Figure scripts
━━━
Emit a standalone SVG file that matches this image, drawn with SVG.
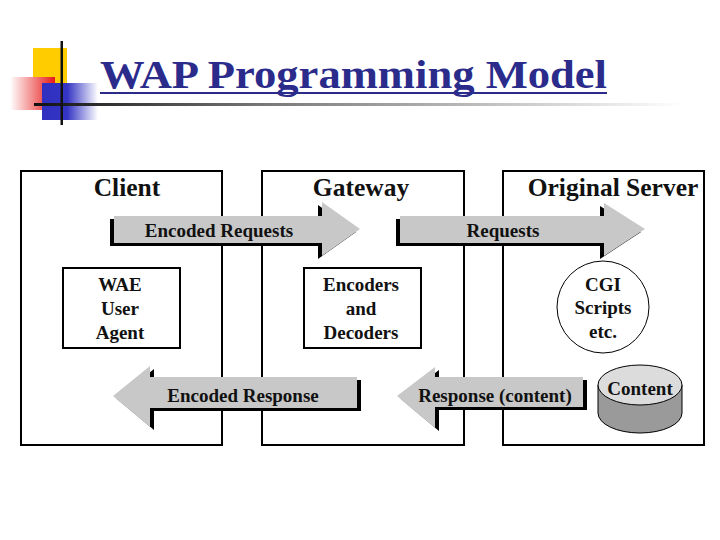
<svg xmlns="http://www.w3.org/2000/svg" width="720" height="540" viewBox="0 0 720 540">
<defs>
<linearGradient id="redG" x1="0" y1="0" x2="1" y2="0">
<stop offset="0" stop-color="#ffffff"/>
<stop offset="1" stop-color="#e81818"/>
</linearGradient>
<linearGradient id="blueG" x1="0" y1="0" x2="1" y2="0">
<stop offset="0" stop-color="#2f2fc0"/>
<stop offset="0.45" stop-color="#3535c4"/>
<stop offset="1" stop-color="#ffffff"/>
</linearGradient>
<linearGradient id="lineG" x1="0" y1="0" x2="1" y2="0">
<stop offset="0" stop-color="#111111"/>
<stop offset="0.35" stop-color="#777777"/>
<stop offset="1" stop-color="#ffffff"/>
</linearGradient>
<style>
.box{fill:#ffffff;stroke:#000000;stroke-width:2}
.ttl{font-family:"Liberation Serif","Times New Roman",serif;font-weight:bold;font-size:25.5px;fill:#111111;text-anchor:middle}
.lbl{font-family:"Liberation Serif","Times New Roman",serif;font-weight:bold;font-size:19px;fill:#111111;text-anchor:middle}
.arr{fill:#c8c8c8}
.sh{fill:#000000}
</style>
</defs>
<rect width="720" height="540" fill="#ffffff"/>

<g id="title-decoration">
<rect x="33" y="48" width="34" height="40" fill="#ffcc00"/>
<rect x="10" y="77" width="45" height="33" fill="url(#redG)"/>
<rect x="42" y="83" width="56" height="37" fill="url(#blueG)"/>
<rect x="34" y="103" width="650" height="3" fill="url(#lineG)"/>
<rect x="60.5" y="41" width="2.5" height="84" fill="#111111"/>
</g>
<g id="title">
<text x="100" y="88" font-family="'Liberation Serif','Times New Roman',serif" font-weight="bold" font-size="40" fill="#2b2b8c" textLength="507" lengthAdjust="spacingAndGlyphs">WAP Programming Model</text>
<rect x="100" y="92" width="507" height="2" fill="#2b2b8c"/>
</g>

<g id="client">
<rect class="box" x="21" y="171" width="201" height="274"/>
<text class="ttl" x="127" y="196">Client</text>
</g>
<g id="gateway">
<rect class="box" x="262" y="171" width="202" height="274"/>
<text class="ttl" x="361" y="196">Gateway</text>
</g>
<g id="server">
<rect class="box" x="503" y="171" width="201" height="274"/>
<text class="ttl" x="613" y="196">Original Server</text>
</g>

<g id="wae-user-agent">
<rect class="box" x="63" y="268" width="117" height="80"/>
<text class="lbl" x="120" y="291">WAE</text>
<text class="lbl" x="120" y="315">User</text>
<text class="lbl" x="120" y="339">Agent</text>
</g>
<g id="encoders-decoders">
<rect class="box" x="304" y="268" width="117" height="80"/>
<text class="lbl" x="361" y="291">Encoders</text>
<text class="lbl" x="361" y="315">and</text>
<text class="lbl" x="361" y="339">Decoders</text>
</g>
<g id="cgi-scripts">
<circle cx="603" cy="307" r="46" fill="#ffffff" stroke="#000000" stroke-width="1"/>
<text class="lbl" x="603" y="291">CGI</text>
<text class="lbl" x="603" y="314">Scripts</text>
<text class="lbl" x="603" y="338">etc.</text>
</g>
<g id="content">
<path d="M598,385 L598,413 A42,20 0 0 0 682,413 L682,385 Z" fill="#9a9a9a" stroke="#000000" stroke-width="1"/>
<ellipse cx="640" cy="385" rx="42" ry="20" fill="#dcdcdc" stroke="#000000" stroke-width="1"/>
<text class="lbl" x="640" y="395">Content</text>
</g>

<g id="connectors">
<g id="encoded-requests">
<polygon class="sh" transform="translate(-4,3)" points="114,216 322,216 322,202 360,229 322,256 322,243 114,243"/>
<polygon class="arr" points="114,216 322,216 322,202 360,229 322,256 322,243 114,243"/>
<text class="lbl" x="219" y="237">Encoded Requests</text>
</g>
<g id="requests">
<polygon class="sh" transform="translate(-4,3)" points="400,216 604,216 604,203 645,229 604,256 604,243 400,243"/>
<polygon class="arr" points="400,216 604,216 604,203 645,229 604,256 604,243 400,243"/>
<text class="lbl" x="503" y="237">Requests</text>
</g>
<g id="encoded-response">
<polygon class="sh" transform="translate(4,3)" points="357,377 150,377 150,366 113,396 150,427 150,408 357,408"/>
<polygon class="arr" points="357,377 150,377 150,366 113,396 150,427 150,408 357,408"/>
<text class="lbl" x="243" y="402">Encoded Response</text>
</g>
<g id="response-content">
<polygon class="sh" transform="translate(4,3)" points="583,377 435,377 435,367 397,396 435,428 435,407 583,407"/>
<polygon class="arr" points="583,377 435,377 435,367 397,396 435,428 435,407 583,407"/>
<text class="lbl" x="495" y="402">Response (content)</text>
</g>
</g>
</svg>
━━━
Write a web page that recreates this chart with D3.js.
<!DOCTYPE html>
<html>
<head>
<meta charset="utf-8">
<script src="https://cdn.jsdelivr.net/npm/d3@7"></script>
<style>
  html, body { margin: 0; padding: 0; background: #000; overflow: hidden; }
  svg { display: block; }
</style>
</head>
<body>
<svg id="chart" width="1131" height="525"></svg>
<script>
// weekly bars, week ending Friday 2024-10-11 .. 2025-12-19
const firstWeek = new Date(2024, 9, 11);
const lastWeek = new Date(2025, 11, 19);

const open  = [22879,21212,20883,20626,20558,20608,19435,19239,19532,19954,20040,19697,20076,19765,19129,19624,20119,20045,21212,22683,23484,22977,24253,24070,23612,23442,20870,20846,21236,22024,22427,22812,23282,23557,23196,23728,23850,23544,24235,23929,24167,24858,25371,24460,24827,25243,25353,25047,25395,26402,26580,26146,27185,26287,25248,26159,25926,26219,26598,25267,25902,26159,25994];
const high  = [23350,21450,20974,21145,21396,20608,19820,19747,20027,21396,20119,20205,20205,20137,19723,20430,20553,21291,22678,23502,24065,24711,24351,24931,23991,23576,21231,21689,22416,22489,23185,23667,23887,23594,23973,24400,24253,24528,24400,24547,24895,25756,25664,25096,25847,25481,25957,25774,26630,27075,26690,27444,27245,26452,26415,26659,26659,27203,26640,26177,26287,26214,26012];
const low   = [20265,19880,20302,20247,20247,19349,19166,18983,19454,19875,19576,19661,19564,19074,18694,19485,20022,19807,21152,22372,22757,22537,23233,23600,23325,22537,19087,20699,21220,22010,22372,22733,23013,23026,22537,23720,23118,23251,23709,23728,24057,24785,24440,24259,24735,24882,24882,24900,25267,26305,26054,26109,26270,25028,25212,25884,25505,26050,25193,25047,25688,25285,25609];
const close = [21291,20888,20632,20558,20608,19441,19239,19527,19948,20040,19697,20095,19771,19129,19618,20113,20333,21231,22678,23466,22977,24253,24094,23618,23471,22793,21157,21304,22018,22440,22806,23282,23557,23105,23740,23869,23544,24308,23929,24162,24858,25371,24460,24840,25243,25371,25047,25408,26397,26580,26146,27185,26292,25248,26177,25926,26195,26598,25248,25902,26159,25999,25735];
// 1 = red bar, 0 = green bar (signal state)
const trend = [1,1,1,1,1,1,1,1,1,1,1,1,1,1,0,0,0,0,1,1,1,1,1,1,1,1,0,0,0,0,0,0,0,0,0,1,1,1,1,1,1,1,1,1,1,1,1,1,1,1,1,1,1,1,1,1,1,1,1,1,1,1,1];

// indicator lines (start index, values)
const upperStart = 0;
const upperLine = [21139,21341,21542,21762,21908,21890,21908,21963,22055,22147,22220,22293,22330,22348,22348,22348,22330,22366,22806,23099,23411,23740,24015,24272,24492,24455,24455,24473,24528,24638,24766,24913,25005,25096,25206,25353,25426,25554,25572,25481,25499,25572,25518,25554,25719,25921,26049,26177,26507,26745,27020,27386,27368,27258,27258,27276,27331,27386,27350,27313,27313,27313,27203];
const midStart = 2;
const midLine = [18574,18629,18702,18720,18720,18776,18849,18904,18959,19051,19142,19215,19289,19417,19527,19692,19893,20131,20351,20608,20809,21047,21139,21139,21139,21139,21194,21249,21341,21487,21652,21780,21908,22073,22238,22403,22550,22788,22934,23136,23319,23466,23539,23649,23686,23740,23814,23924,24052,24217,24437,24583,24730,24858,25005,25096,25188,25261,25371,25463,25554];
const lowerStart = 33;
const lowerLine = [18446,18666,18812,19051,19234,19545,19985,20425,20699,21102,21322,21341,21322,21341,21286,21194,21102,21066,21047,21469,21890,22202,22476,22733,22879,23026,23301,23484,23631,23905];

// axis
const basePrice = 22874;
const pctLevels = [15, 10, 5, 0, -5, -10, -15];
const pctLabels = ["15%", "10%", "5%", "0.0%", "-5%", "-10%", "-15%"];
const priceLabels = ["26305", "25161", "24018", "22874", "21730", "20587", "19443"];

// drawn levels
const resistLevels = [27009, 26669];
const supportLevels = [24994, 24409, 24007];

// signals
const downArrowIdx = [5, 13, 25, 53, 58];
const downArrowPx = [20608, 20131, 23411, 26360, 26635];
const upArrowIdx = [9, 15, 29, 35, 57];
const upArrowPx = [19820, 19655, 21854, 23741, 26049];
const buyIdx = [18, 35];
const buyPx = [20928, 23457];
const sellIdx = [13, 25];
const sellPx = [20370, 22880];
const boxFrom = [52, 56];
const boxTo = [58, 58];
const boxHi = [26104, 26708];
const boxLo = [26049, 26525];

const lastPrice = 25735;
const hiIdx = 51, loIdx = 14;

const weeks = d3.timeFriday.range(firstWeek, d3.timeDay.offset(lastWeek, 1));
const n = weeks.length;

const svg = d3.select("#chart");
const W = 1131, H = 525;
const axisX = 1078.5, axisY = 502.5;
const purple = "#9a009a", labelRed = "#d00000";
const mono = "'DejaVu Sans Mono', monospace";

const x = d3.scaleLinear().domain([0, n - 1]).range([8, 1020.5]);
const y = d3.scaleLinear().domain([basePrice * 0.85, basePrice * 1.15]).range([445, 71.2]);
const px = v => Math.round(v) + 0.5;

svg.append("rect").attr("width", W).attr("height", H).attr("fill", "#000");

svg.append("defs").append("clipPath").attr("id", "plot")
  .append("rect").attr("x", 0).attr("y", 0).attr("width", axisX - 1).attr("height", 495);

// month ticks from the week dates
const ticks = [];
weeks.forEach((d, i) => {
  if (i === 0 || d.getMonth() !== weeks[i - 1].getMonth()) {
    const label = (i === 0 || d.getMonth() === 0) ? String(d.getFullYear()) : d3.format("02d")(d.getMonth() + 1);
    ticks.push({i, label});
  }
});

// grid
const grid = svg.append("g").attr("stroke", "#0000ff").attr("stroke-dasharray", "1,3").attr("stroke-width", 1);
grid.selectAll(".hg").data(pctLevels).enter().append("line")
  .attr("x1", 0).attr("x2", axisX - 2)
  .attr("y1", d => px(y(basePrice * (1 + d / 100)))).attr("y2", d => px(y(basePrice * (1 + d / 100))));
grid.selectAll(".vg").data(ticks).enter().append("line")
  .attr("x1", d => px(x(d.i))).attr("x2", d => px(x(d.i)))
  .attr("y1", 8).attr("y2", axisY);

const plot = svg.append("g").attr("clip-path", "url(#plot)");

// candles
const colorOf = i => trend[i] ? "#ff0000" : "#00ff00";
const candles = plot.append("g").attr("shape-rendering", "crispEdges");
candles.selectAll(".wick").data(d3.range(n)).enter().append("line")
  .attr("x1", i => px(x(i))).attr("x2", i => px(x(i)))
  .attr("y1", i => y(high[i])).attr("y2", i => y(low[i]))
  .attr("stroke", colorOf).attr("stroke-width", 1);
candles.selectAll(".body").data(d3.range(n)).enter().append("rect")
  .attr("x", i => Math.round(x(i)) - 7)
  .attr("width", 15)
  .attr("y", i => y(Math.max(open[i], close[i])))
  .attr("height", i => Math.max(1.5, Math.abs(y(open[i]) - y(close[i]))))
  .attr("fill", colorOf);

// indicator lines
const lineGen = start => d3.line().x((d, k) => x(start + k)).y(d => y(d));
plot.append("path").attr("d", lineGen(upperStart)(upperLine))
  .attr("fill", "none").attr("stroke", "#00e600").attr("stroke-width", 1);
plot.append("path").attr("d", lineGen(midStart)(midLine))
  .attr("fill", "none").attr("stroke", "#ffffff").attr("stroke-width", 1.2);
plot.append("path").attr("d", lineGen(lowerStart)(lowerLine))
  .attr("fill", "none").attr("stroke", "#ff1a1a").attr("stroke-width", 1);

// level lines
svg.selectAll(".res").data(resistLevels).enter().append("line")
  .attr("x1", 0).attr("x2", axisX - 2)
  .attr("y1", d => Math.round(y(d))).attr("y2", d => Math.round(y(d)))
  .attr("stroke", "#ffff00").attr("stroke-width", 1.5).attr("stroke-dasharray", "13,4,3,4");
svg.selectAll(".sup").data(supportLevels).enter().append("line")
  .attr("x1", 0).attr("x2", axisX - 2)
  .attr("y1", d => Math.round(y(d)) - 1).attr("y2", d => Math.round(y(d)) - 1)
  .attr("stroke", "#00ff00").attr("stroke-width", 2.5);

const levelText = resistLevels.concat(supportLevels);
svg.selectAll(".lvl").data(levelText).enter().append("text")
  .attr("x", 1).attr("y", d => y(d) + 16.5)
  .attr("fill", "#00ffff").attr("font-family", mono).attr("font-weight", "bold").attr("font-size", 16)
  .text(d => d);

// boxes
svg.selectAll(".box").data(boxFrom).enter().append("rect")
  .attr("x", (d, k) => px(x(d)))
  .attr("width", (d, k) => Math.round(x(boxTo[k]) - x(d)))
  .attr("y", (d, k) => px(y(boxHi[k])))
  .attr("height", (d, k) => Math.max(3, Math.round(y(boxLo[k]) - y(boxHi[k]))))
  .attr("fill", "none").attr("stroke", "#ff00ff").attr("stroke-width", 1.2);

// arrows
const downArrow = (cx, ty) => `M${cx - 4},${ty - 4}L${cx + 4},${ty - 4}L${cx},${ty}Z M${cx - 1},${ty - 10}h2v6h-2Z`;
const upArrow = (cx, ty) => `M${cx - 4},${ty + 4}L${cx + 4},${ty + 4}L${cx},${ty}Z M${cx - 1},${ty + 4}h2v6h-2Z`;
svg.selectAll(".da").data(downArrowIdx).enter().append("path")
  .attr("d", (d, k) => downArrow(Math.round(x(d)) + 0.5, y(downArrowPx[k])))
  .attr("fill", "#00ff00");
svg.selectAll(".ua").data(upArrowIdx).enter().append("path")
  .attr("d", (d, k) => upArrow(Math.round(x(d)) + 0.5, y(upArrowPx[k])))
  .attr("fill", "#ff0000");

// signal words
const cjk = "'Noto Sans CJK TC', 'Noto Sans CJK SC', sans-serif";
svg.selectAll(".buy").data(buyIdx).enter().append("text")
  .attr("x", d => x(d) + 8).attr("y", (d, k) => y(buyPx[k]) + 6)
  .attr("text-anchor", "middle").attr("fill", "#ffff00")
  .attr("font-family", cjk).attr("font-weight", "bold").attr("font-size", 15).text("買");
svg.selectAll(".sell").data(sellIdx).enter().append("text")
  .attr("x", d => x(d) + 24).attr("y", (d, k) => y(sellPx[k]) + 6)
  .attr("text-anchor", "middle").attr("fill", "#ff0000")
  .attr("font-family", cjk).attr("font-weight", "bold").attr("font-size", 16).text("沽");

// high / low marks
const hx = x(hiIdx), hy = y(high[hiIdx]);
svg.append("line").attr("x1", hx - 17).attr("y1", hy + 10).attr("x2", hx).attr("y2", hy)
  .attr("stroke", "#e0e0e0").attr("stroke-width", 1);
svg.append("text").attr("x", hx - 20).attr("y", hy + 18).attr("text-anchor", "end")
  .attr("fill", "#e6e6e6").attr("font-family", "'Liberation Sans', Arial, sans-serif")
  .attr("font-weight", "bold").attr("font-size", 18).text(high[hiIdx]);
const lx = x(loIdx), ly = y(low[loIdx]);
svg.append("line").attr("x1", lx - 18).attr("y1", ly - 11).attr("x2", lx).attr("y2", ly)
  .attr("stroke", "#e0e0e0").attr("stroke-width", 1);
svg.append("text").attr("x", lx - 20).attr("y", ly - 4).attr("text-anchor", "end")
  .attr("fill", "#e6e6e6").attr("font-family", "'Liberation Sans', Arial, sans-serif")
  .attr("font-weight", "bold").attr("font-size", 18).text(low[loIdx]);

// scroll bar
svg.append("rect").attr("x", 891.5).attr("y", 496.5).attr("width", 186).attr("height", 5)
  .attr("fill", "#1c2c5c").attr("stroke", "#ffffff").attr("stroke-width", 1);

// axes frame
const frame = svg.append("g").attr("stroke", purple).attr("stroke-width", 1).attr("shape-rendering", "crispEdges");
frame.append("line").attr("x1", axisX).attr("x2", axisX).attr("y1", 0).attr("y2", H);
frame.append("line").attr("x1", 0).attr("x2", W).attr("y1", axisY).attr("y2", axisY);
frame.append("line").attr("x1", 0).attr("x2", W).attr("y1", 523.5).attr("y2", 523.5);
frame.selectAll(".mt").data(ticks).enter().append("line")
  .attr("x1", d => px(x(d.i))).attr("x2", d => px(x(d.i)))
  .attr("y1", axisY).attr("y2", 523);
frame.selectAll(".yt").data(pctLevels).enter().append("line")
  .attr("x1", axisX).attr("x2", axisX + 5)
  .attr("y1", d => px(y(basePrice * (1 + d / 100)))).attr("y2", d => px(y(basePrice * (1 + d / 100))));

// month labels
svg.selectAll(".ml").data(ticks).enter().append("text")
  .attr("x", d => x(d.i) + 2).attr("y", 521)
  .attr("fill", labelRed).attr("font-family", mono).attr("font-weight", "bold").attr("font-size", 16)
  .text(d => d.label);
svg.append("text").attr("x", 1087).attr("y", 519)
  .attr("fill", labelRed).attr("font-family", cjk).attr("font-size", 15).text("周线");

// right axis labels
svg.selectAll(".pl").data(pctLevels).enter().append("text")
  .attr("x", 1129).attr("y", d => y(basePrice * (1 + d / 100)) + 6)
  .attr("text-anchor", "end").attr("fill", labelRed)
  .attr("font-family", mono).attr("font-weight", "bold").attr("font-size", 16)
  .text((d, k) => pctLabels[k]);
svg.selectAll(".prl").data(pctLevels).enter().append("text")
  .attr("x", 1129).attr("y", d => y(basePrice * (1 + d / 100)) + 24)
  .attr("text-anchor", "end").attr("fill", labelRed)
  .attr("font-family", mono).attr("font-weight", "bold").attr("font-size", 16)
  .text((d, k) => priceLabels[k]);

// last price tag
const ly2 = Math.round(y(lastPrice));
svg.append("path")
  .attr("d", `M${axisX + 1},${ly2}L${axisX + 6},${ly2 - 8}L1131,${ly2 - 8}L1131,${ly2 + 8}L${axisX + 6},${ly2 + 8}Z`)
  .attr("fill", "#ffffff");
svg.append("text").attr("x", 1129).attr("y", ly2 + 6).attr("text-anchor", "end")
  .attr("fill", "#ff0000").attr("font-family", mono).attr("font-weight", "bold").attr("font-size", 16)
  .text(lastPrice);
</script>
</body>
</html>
━━━
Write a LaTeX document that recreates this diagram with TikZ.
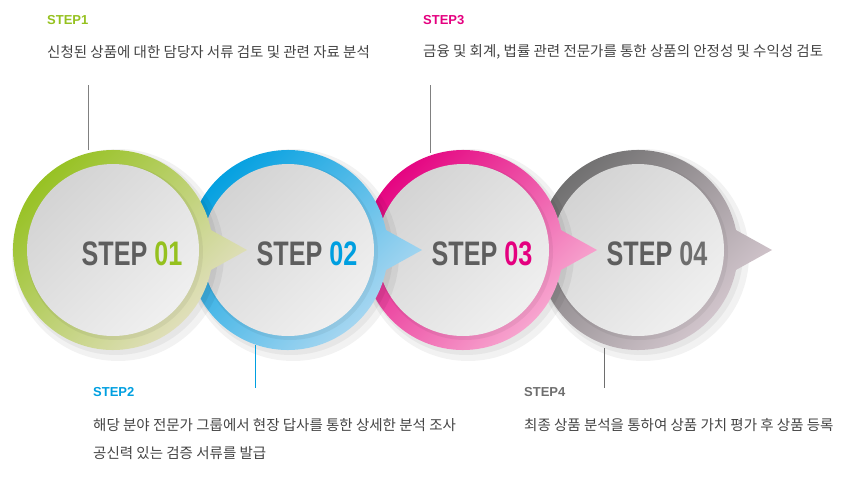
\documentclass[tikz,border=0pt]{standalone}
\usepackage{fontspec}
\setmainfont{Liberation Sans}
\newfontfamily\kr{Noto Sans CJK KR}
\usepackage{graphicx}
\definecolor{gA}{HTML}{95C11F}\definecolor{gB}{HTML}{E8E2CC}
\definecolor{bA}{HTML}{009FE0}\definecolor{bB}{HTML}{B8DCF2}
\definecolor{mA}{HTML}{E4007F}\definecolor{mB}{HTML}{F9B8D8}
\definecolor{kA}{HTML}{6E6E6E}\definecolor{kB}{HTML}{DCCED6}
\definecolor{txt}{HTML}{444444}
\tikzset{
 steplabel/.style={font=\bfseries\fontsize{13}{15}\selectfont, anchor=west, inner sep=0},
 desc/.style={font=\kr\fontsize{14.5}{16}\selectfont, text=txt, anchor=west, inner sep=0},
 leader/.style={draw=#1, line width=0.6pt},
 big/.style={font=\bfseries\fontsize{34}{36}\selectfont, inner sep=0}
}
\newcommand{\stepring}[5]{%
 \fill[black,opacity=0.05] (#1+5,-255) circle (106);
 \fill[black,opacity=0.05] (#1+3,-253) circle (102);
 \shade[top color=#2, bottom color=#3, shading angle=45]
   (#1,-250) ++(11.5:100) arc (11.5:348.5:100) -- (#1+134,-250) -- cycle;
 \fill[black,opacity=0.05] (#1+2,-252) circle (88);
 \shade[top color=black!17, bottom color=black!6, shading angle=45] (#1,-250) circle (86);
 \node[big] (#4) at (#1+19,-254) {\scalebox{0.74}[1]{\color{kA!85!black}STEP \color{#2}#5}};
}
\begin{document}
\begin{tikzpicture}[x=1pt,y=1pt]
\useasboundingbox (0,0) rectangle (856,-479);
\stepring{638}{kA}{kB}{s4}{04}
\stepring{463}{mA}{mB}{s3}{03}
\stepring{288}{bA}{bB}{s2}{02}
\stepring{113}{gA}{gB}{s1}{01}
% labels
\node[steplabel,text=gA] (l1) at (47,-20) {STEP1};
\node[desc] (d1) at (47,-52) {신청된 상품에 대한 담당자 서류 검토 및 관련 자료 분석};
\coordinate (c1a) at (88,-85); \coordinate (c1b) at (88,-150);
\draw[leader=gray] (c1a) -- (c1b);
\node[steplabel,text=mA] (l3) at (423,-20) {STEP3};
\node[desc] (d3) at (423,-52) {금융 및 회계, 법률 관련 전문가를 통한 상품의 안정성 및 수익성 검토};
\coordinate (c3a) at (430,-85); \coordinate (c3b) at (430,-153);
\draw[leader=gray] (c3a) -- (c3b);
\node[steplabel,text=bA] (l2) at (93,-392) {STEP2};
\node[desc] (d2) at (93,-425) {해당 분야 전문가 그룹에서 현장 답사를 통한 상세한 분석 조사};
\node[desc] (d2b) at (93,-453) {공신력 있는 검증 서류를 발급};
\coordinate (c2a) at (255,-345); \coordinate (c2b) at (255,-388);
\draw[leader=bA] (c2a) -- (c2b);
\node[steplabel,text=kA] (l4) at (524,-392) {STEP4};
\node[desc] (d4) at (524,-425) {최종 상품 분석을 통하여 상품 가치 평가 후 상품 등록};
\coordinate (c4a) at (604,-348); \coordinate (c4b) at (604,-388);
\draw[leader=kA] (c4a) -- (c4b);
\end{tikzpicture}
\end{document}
━━━
▶ OBJECTIVE: Report only how many lines in the listing contain the string "that".

▶ CORRECT ANSWER: 3